L’assuré est, certes, en droit de déclarer un sinistre dans le délai de deux ans suivant la date à laquelle il a pris connaissance des désordres survenus dans les dix ans qui ont suivi la réception des travaux, même postérieurement à l’expiration du délai décennal. Il peut toutefois, décide la troisième chambre civile, manquer à l’obligation de diligence que sanctionne l’article L. 121-12 du Code des assurances, si le contexte rendait possible une déclaration antérieure à l’expiration du délai décennal qui aurait préservé l’exercice du droit de subrogation de l’assureur (Cass. 3e civ., 11 juillet 2019, n° 18-17433, Bull.). La question posée dans cette affaire était celle de savoir si l’assureur DO qui déniait déjà sa garantie avant l’expiration du délai décennal, n’était pas tenu de rappeler à l’assuré, quand il lui notifiait son refus de garantie, la position qu’il prenait en ce qui concerne l’exercice du droit de subrogation. La Cour y répond par la négative, l’assureur n’étant pas tenu d’attirer l’attention de son assuré sur son recours subrogatoire.

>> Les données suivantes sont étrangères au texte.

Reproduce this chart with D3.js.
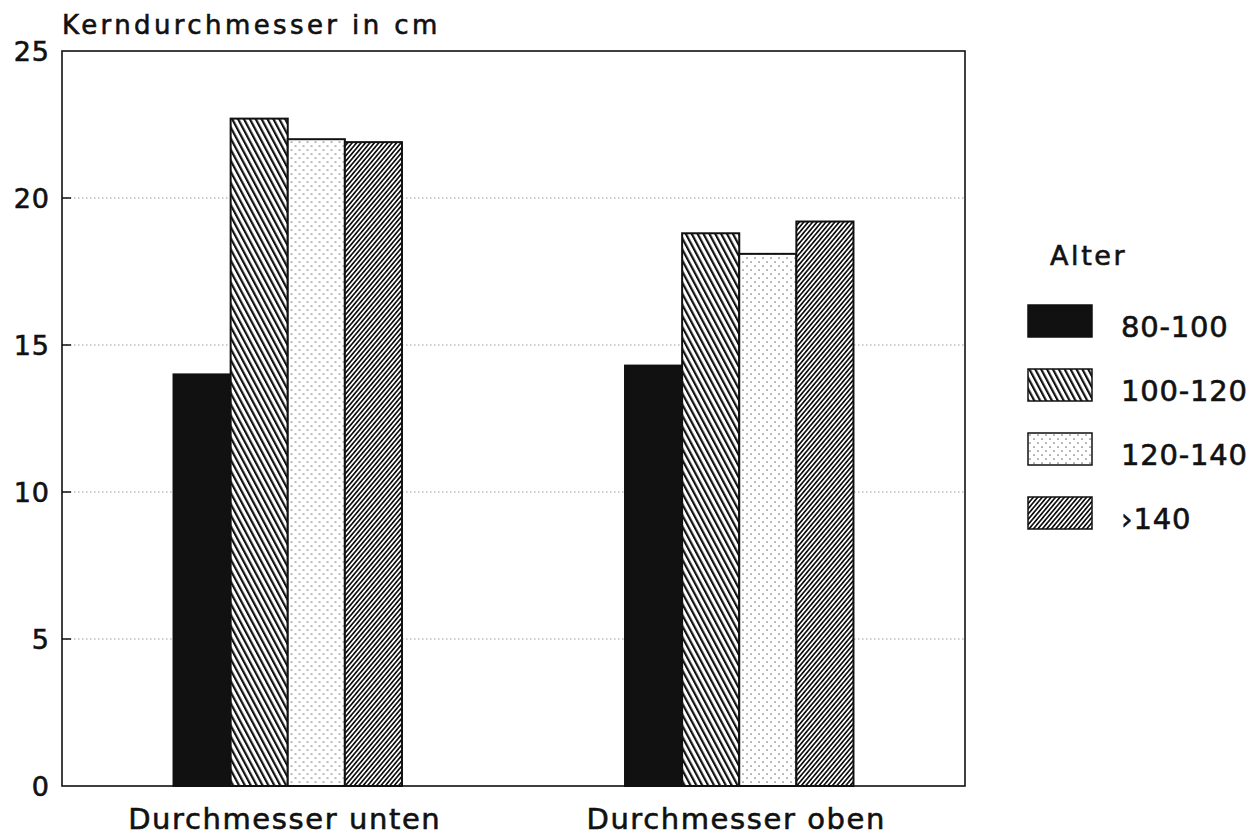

L’article L. 242-1 du Code des assurances fixant limitativement les sanctions applicables aux manquements de l’assureur DO à ses obligations de proposer une indemnité d’assurance dans le délai légal, celui-ci n’est pas tenu de réparer les dommages immatériels qui découleraient de sa faute, notamment à défaut d’offre d’indemnisation de nature à mettre fin aux désordres (Cass. 3e civ., 17 octobre 2019, n° 18-11103).
Exclusion
Dans une police d’assurance, la clause d’exclusion doit être « formelle et limitée », au sens de l’article L. 113-1 du Code des assurances. La Cour énonce ainsi que « la clause d’exclusion visant les dommages résultant d’une méconnaissance intentionnelle, délibérée ou inexcusable des règles de l’art et normes techniques applicables dans le secteur d’activité de l’assuré ne permettait pas à celui-ci de déterminer avec précision l’étendue de l’exclusion en l’absence de définition contractuelle de ces règles et normes et du caractère volontaire ou inexcusable de leur inobservation ». Cette clause ne pouvait donc être opposée par l’assureur au motif d’un sous-dimensionnement des pièces de la charpente métallique et d’une mauvaise conception de certains de ces constituants (Cass. 3e civ., 19 septembre 2019, n° 18-19616, Bull.).
Responsabilité civile décennale
L’assurance obligatoire de la responsabilité civile décennale (RCD) du constructeur, qui garantit le paiement des travaux de réparation de l’ouvrage à la réalisation duquel l’assuré a contribué, ne s’étend pas, sauf stipulations contraires, non invoquées en l’espèce, aux dommages immatériels (ici, des pertes locatives), tranche la Cour (Cass. 3e civ., 5 décembre 2019, n° 18-20181 ; Cass. 3e iv., 19 septembre 2019, n° 18-21898).